Endowment Mortgage
There are two methods of paying back a mortgage. The traditional way is called a repayment mortgage. Each month's mortgage payment pays both the interest on the loan and some of the capital you have borrowed. As long as you pay your mortgage commitments on time, your mortgage loan will be repaid at the end of the mortgage loan term.
The other repayment method is the 'interest only' method. You pay interest on your mortgage loan. At a future decided date, often over 25 years, you must pay back the capital sum you have borrowed. The way that many people repay their loans is with an endowment policy. This is normally called an endowment mortgage
Since the late 1990s, due to the world economic slow down, worldwide stock markets have experienced a major loss of confidence with investors, which as a consequence, have meant their growth rates have dramatically reduced. The performance of endowments plans is dependent upon a good continuous growth rate of the world's stock markets.
Endowment investors, over the past 3 years, have been receiving negative endowment performance reports from endowment providers. This means that these policyholders would, consequently, may not be able to fully repay their mortgage loans with the endowment mortgage when the mortgage provider requires them to.
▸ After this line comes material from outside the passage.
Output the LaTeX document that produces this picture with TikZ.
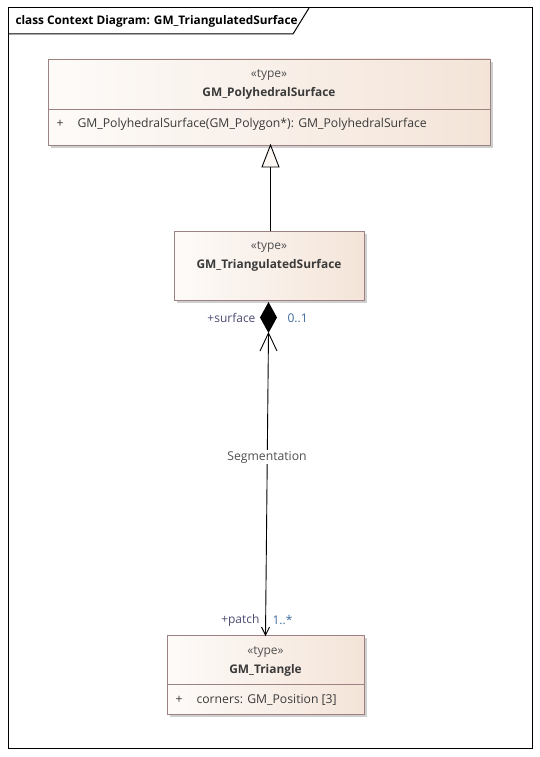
\documentclass[tikz,border=0pt]{standalone}
\usepackage{fontspec}
\setmainfont{Open Sans}
\usetikzlibrary{arrows.meta,calc,shadows}
\definecolor{bordc}{HTML}{9C8282}
\definecolor{filll}{HTML}{FDFBF9}
\definecolor{fillr}{HTML}{F4E4D8}
\definecolor{shadc}{HTML}{CFCFCF}
\definecolor{txtc}{HTML}{3A3A3A}
\definecolor{sterc}{HTML}{505050}
\definecolor{rolec}{HTML}{4C4C74}
\definecolor{multc}{HTML}{3F6C9E}
\tikzset{
  classbox/.style={draw=bordc, line width=0.9pt, left color=filll, right color=fillr,
    inner sep=0pt, drop shadow={shadow xshift=3pt, shadow yshift=-3pt, fill=shadc, opacity=1}},
  stereo/.style={text=sterc, font=\fontsize{12}{14}\selectfont},
  cname/.style={text=txtc, font=\fontsize{11.9}{14}\selectfont\bfseries},
  member/.style={text=txtc, anchor=west, font=\fontsize{12.2}{14}\selectfont},
  role/.style={text=rolec, font=\fontsize{12}{14}\selectfont},
  mult/.style={text=multc, font=\fontsize{12}{14}\selectfont},
  conn/.style={line width=0.9pt, black}
}
\begin{document}
\begin{tikzpicture}[x=1pt,y=-1pt]
\useasboundingbox (0,0) rectangle (540,757);
\fill[white] (0,0) rectangle (540,757);
% frame
\draw[line width=1pt] (8,8) rectangle (532,748);
\draw[line width=1pt] (8,34) -- (293,34) -- (309,8);
\node[anchor=west, text=black, font=\fontsize{11.8}{14}\selectfont\bfseries] (title) at (12,21) {class Context Diagram: GM\_TriangulatedSurface};

% GM_PolyhedralSurface
\node[classbox, minimum width=442pt, minimum height=86pt] (ps) at (269,102) {};
\draw[bordc, line width=0.9pt] ([yshift=-51pt]ps.north west) -- ([yshift=-51pt]ps.north east);
\node[stereo] (pss) at (269,75) {«type»};
\node[cname] (psn) at (269,93) {GM\_PolyhedralSurface};
\node[member] (psp) at (53,124) {+};
\node[member] (pso) at (74,124) {GM\_PolyhedralSurface(GM\_Polygon*): GM\_PolyhedralSurface};

% GM_TriangulatedSurface
\node[classbox, minimum width=190pt, minimum height=69pt] (ts) at (269,265.5) {};
\node[stereo] (tss) at (269,247) {«type»};
\node[cname] (tsn) at (269,265) {GM\_TriangulatedSurface};

% GM_Triangle
\node[classbox, minimum width=197pt, minimum height=79pt] (tr) at (265.5,674.5) {};
\draw[bordc, line width=0.9pt] ([yshift=-50pt]tr.north west) -- ([yshift=-50pt]tr.north east);
\node[stereo] (trs) at (265.5,652) {«type»};
\node[cname] (trn) at (265.5,670) {GM\_Triangle};
\node[member] (trp) at (172,700) {+};
\node[member] (tro) at (193,700) {corners: GM\_Position [3]};

% generalization
\coordinate (gapex) at (270.5,145);
\coordinate (gbase) at (270.5,167);
\coordinate (gtop) at (270.5,231);
\draw[conn] (gtop) -- (gbase);
\draw[line width=0.9pt, fill=white!70!fillr] (gapex) -- ($(gbase)+(8.5,0)$) -- ($(gbase)+(-8.5,0)$) -- cycle;

% composition
\coordinate (dtop) at (268.5,302);
\coordinate (dbot) at (268.5,333);
\coordinate (pend) at (265.5,635);
\fill[black] (dtop) -- (277,317.5) -- (dbot) -- (260,317.5) -- cycle;
\draw[conn] (dbot) -- (pend);
\draw[conn] ($(dbot)+(-8.5,18)$) -- (dbot) -- ($(dbot)+(8.5,18)$);
\draw[conn] ($(pend)+(-4,-8)$) -- (pend) -- ($(pend)+(4,-8)$);
\node[fill=white, inner sep=1.5pt, text=sterc, font=\fontsize{12.2}{14}\selectfont] (seg) at (267,457) {Segmentation};
\node[role, anchor=east] (rs) at (259,318) {+surface};
\node[mult, anchor=west] (ms) at (284,318) {0..1};
\node[role, anchor=east] (rp) at (263,620) {+patch};
\node[mult, anchor=west] (mp) at (269,620) {1..*};
\end{tikzpicture}
\end{document}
Furthermore, since the late 1990s many people, in and out of the financial services industry, have expressed concerns about the sales procedure, which potential endowment policy holders experienced, when they discussed their mortgage requirements with institutions. It is now been widely agreed that many of the endowment policies may have been mis-sold to clients.
These two events, the performance of the policies and the endowment mis-selling scandal, have, as a consequence meant that many millions of people with domestic mortgages are very concerned about how they will fully repay their mortgage loans in the next 10 to 25 years.